- Born: 16 August 1927 Sasaram, Bihar and Orissa Province, British India
- Died: 20 October 1992 (aged 65)
- Occupations: Professor (Patna University); Author;
- Writing career
- Notable work: Loha Singh;

= Rameshwar Singh Kashyap =

Bhojpuri playwright and professor (1927–1992)

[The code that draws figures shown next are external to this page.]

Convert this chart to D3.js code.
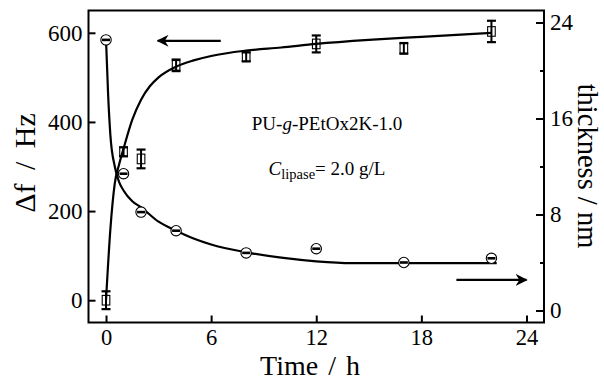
<!DOCTYPE html>
<html>
<head>
<meta charset="utf-8">
<script src="https://cdn.jsdelivr.net/npm/d3@7"></script>
<style>
  html, body { margin: 0; padding: 0; background: #fff; }
  svg { display: block; }
  text { font-family: "Liberation Serif", "Times New Roman", serif; fill: #000; }
</style>
</head>
<body>
<svg id="chart" width="604" height="381"></svg>
<script>
// Measurement times (h)
const times = [0, 1, 2, 4, 8, 12, 17, 22];
// Frequency shift Δf (Hz) with error bars
const dfValues = [0, 333, 317, 527, 546, 575, 565, 603];
const dfErrors = [20, 10, 21, 13, 10, 19, 12, 24];
// Film thickness (nm)
const thickValues = [22.55, 11.4, 8.2, 6.65, 4.8, 5.15, 4.0, 4.35];

// Fitted curves (t, value)
const dfFitT = [0, 0.25, 0.5, 0.75, 1, 1.5, 2, 2.5, 3, 4, 5, 6, 8, 10, 12, 15, 18, 22];
const dfFitV = [0, 160, 262, 305, 340, 405, 450, 480, 500, 524, 538, 548, 560, 567, 575, 584, 591, 600];
const thFitT = [0, 0.12, 0.25, 0.5, 0.75, 1, 1.5, 2, 3, 4, 5, 6, 8, 10, 12, 14, 17, 22.3];
const thFitV = [22.55, 18.0, 14.6, 12.0, 10.7, 10.0, 9.1, 8.6, 7.4, 6.65, 6.0, 5.5, 4.85, 4.4, 4.1, 3.95, 3.95, 3.95];

// Tick values
const xTicks = [0, 6, 12, 18, 24];
const yLeftTicks = [0, 200, 400, 600];
const yRightMajor = [0, 8, 16, 24];
const yRightMinor = [4, 12, 20];

const svg = d3.select("#chart");
const L = 88.5, R = 544, T = 10.5, B = 322.5;

const x = d3.scaleLinear().domain([-1, 25]).range([L, R]);
const yL = d3.scaleLinear().domain([-50, 650]).range([B, T]);
const yR = d3.scaleLinear().domain([-1, 25]).range([B, T]);

// Axes with inward ticks
function styleAxis(g, fs) {
  g.select(".domain").remove();
  g.selectAll(".tick line").attr("stroke", "#000").attr("stroke-width", 2);
  g.selectAll(".tick text").style("font-size", fs + "px")
    .style("font-family", "'Liberation Serif', serif").attr("fill", "#000");
}

svg.append("g").attr("transform", `translate(0,${B})`)
  .call(d3.axisBottom(x).tickValues(xTicks).tickSize(-7).tickPadding(7).tickFormat(d3.format("d")))
  .call(g => styleAxis(g, 22.5));

svg.append("g").attr("transform", `translate(${L},0)`)
  .call(d3.axisLeft(yL).tickValues(yLeftTicks).tickSize(-7).tickPadding(6).tickFormat(d3.format("d")))
  .call(g => styleAxis(g, 23));

svg.append("g").attr("transform", `translate(${R},0)`)
  .call(d3.axisRight(yR).tickValues(yRightMajor).tickSize(-8).tickPadding(6).tickFormat(d3.format("d")))
  .call(g => styleAxis(g, 23));

svg.append("g").attr("transform", `translate(${R},0)`)
  .call(d3.axisRight(yR).tickValues(yRightMinor).tickSize(-4).tickFormat(""))
  .call(g => styleAxis(g, 23));

// Plot frame
svg.append("rect").attr("x", L).attr("y", T).attr("width", R - L).attr("height", B - T)
  .attr("fill", "none").attr("stroke", "#000").attr("stroke-width", 2);

// Fit curves
const lineL = d3.line().x(d => x(d[0])).y(d => yL(d[1])).curve(d3.curveMonotoneX);
const lineR = d3.line().x(d => x(d[0])).y(d => yR(d[1])).curve(d3.curveMonotoneX);

svg.append("path").datum(d3.zip(dfFitT, dfFitV)).attr("d", lineL)
  .attr("fill", "none").attr("stroke", "#000").attr("stroke-width", 2.2);
svg.append("path").datum(d3.zip(thFitT, thFitV)).attr("d", lineR)
  .attr("fill", "none").attr("stroke", "#000").attr("stroke-width", 2.2);

// Δf points: hollow squares with error bars
const sq = svg.append("g").selectAll("g").data(times.map((t, i) => ({ t, v: dfValues[i], e: dfErrors[i] })))
  .join("g");
sq.append("line")
  .attr("x1", d => x(d.t)).attr("x2", d => x(d.t))
  .attr("y1", d => yL(d.v - d.e)).attr("y2", d => yL(d.v + d.e))
  .attr("stroke", "#000").attr("stroke-width", 2);
sq.append("line")
  .attr("x1", d => x(d.t) - 4.5).attr("x2", d => x(d.t) + 4.5)
  .attr("y1", d => yL(d.v - d.e)).attr("y2", d => yL(d.v - d.e))
  .attr("stroke", "#000").attr("stroke-width", 2.2);
sq.append("line")
  .attr("x1", d => x(d.t) - 4.5).attr("x2", d => x(d.t) + 4.5)
  .attr("y1", d => yL(d.v + d.e)).attr("y2", d => yL(d.v + d.e))
  .attr("stroke", "#000").attr("stroke-width", 2.2);
sq.append("rect")
  .attr("x", d => x(d.t) - 3.8).attr("y", d => yL(d.v) - 4.8)
  .attr("width", 7.6).attr("height", 9.6)
  .attr("fill", "none").attr("stroke", "#000").attr("stroke-width", 1.1);

// Thickness points: hollow circles with small error caps
const ci = svg.append("g").selectAll("g").data(times.map((t, i) => ({ t, v: thickValues[i] })))
  .join("g");
ci.append("circle")
  .attr("cx", d => x(d.t)).attr("cy", d => yR(d.v)).attr("r", 5.2)
  .attr("fill", "#fff").attr("stroke", "#000").attr("stroke-width", 1.1);
ci.append("line")
  .attr("x1", d => x(d.t) - 4).attr("x2", d => x(d.t) + 4)
  .attr("y1", d => yR(d.v)).attr("y2", d => yR(d.v))
  .attr("stroke", "#000").attr("stroke-width", 2.6);

// Direction arrows
const defs = svg.append("defs");
defs.append("marker").attr("id", "head").attr("viewBox", "0 0 10 10")
  .attr("refX", 9).attr("refY", 5).attr("markerWidth", 12).attr("markerHeight", 12)
  .attr("markerUnits", "userSpaceOnUse").attr("orient", "auto")
  .append("path").attr("d", "M0,0 L10,5 L0,10 L3,5 Z").attr("fill", "#000");

svg.append("line").attr("x1", x(6.55)).attr("x2", x(2.95))
  .attr("y1", yL(582)).attr("y2", yL(582))
  .attr("stroke", "#000").attr("stroke-width", 2.2).attr("marker-end", "url(#head)");
svg.append("line").attr("x1", x(20)).attr("x2", x(24))
  .attr("y1", yR(2.55)).attr("y2", yR(2.55))
  .attr("stroke", "#000").attr("stroke-width", 2.2).attr("marker-end", "url(#head)");

// Annotations
const ann1 = svg.append("text").attr("x", 327).attr("y", 130).attr("text-anchor", "middle")
  .style("font-size", "19px");
ann1.append("tspan").text("PU-");
ann1.append("tspan").style("font-style", "italic").text("g");
ann1.append("tspan").text("-PEtOx2K-1.0");

const ann2 = svg.append("text").attr("x", 327).attr("y", 175).attr("text-anchor", "middle")
  .style("font-size", "19px");
ann2.append("tspan").style("font-style", "italic").text("C");
ann2.append("tspan").attr("dy", 4).style("font-size", "14.5px").text("lipase");
ann2.append("tspan").attr("dy", -4).text("= 2.0 g/L");

// Axis titles
svg.append("text").attr("x", 310).attr("y", 375).attr("text-anchor", "middle")
  .style("font-size", "28px").style("word-spacing", "3px").text("Time / h");

svg.append("text").attr("transform", `translate(35,${163}) rotate(-90)`).attr("text-anchor", "middle")
  .style("font-size", "30px").style("word-spacing", "6px").text("Δf / Hz");

svg.append("text").attr("transform", `translate(578,${166}) rotate(90)`).attr("text-anchor", "middle")
  .style("font-size", "28.5px").text("thickness / nm");
</script>
</body>
</html>
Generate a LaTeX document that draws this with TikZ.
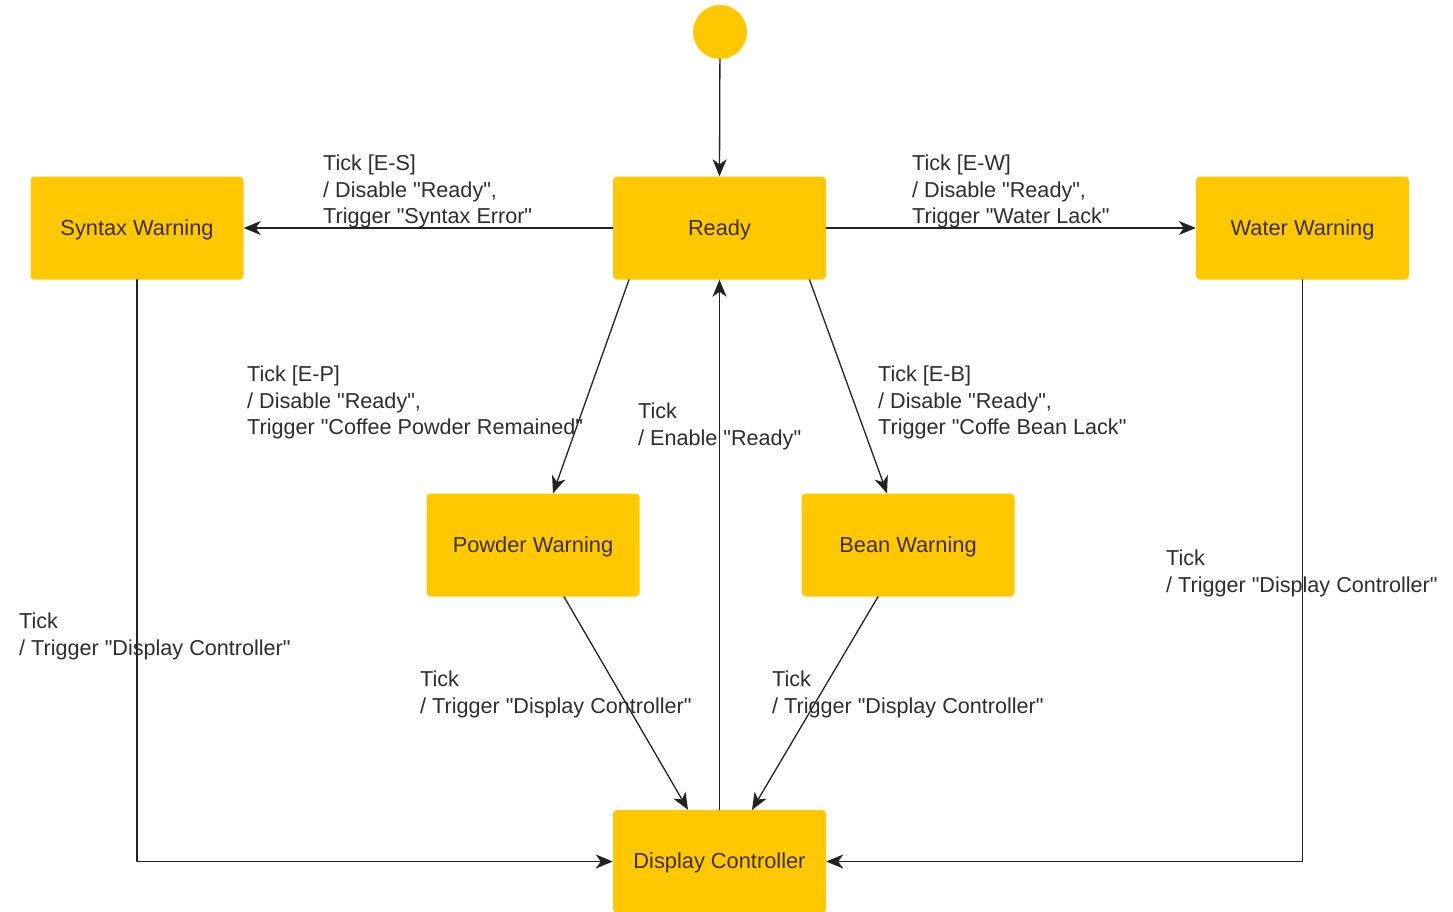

Rameshwar Singh Kashyap (16 August 1927 – 20 October 1992) was a Bhojpuri playwright, screenwriter and professor of Hindi at Patna University. He is best known for his Bhojpuri play Loha Singh which was gained immense popularity on Radio in 1970s. He was awarded the Padma Shri in 1991.

==Life==

=== Early life and education ===
Kashyap was born in 1927 in Semra, a village in Sasaram of Bihar. His father, Rai Bahadur Janaki, was a DSP in the British Government and his mother's name was Ramasakhi Devi. He started in early education in Navgachia in Munger district of Bihar and also completed his Matriculation from Munger Town school. He completed his Bachelor of Arts in 1948 and Master of Arts in 1950 from Patna University and later became the professor of Hindi at B.N. College in Patna University, later he became professor of a college in Arrah and also retired from there.

=== Career ===
His career as a writer started in 1942, his first Hindi composition was published in monthly journal Kishor in Patna. Later he got popularity for his writing like Bhojpuri play Loha Singh. In 1960s his Bhojpuri short story Machhri was published in the April edition of weekly journal Anjor. In 1991 he was honoured with Padma Shree award.

=== Death ===
He died in 1992 due to diabetes.

==Filmography==

- He starred as Loha Singh in the movie Loha Singh based on his play.

== Works ==

- Loha Singh
- Tasalwā Tor ki Mor
- Nilkantha Nirala
- Prabhat Varnan (Poem)
- Machhari (Short Story)
- Bhauji Se Bhent (Play)

==Awards==

- Padma Shri, in 1991 in the field of literature.